Every woman experiences an abortion in a different way, so we asked some women to share their stories. When they’ve requested it, we have changed their names.
A warning: some of this things discussed in these stories may be upsetting.
I was 29. A condom broke during sex; I used the morning after pill the next day, but it didn’t work. I immediately knew I wanted an abortion. It sounds crass, but the first thing through my mind when I found out I was pregnant was “get it out, get it out, get it out”.
As the person who impregnated me was someone I was seeing on a regular basis, I consulted with him (after setting the wheels in motion already), but he knew from the start that I never want children so he agreed with me. He didn't really have a choice, but I thought it was the polite thing to do.
I found the process extremely difficult. I had to have two blood tests and two ultrasounds (one was vaginal, and I had no idea that it was not usual; I had quite a surprise when the vaginal ultrasounds controversy started in the US), and other appointments at Family Planning, and I didn’t understand why. I’m not sure if staff explained it to me – I think that they didn't but I was extremely stressed and my memory of the first few days is pretty hazy.
Once the first flurry of appointments was over, I waited. I waited for three or four weeks without knowing why, and no one would tell me anything. Any time I tried to ring Family Planning or the [Auckland abortion clinic] Epsom Day Unit, the staff said that they’d call me. This was absolutely the worst part. I had no idea what was going on, or if I would be turned down, and of course I was going through some serious hormonal changes.
When I went to the appointment with the first certifying consultant, I also had to see a nurse and a social worker. It was a very long day, and again I wasn’t expecting it to be that full on. While there, I had to prove that carrying on with the pregnancy would be detrimental to my mental health.
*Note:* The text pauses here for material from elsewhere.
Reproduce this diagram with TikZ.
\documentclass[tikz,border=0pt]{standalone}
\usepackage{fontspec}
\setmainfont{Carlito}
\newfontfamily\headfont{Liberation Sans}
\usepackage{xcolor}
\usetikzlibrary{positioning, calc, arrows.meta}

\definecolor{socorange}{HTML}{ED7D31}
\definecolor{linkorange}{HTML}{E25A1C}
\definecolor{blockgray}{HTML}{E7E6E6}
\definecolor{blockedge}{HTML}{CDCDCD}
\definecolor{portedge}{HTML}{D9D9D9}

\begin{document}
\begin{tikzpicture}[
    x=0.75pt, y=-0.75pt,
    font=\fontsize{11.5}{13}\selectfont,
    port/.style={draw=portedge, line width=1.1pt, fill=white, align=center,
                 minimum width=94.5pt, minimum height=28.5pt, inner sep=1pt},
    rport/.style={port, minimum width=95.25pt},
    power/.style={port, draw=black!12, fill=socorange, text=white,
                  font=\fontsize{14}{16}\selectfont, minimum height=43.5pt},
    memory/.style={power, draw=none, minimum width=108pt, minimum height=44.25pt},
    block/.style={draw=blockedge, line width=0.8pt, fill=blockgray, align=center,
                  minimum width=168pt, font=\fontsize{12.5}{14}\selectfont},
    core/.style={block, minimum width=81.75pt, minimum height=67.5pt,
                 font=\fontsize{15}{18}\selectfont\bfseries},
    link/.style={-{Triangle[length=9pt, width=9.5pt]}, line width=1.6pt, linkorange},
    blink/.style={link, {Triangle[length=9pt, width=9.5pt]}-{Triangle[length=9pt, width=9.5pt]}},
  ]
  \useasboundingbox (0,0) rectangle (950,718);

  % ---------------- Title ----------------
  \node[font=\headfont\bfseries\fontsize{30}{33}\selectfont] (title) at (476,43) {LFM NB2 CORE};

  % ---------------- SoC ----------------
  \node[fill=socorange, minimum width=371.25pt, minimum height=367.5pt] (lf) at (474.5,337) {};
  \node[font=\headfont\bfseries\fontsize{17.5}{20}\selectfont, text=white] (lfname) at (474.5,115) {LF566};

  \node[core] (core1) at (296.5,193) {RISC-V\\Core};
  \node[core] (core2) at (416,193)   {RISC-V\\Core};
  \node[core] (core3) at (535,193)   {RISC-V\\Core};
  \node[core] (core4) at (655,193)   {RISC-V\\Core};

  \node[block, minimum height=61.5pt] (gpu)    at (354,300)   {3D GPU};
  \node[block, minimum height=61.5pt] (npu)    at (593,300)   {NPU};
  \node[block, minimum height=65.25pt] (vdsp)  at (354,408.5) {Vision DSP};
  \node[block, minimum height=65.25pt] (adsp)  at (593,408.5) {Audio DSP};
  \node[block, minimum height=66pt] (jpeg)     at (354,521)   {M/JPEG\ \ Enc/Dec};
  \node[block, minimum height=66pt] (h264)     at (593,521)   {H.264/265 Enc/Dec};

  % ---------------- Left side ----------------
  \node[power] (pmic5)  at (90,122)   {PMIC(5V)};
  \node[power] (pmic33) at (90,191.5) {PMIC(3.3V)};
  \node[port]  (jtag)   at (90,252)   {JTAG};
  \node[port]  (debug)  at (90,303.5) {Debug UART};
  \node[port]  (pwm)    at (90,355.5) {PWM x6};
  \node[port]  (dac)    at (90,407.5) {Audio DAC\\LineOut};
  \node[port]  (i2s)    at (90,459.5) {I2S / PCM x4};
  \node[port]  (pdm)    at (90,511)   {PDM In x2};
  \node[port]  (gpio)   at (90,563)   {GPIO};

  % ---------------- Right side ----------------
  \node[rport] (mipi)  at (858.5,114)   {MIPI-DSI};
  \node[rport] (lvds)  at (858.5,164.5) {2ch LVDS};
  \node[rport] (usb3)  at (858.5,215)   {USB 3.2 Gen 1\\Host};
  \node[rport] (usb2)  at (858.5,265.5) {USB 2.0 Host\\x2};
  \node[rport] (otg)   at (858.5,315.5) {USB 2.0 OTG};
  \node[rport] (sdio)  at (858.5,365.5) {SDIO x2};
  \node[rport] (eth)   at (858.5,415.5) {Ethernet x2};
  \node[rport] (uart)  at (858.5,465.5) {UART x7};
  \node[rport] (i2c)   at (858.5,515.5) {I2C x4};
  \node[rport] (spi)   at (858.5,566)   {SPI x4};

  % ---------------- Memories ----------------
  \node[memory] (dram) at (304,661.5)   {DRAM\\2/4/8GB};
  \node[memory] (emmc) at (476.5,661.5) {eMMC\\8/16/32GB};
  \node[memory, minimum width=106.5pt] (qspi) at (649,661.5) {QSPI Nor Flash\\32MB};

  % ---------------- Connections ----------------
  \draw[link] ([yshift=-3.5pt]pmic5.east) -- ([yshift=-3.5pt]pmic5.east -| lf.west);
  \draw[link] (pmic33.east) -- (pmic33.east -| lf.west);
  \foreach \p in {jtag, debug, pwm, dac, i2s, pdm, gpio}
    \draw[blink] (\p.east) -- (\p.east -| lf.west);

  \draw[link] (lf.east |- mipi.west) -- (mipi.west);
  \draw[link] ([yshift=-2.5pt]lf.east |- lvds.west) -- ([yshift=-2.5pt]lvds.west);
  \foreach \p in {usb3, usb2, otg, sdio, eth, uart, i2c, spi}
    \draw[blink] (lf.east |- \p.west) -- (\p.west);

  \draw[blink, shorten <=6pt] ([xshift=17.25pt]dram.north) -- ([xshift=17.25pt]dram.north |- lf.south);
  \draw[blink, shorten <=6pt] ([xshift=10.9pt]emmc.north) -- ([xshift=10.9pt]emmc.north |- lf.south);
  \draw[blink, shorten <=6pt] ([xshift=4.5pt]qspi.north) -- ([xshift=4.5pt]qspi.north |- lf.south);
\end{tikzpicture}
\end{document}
I have problems with depression and also I turned up to the appointment so hungover I could barely speak, so it was pretty easy to convince them I shouldn’t have a kid or be pregnant. At this appointment, they also wanted to make sure I was on better contraception, and I arranged to get an IUD.
“The first thing through my mind when I found out I was pregnant was ‘get it out get it out get it out.’”
I’ve have never had any other minor surgery, but I imagine getting an abortion isn’t much different than any other type of surgery. It was pretty straightforward. The second certifying consultant was also the surgeon and just asked if I was sure before giving me the pre-abortion drugs.
After lying around while the drugs loosened my cervix or sedated me or something (I’m not clear on the details – I just did as I was told), they took me into the surgery room and gave me an anaesthetic and did the procedure, and also put my IUD in.
It seemed like it was over pretty quickly, but I was kind of out of it on all the drugs. Then I had to wait for what seemed like ages just in case there were any complications, but there weren't and I went home to recover.
There have never been any social repercussions because I am very careful who I tell. No one in my family knows, and only a few close friends do. We need to talk about the current abortion process more. So many people think that the law, as it is, is fine: you see two consultants and then you get an abortion. But it is much more complicated than that, and it’s stressful and difficult to navigate.
I could afford the ultrasounds (the procedure itself was free) and any other appointment charges there were; I was able to take time off work without being asked a lot of questions (and every appointment was during work hours); I had support from the few people I told about it; and navigating bureaucracy isn’t terribly difficult for me. (I am also Pakeha, middle-class, straight and cis-gendered – where gender identity matches the gender assigned at birth – so most stuff is on the lowest difficulty mode for me anyway.) If I didn’t have all of those privileges I really don’t know if I would have been able to cope.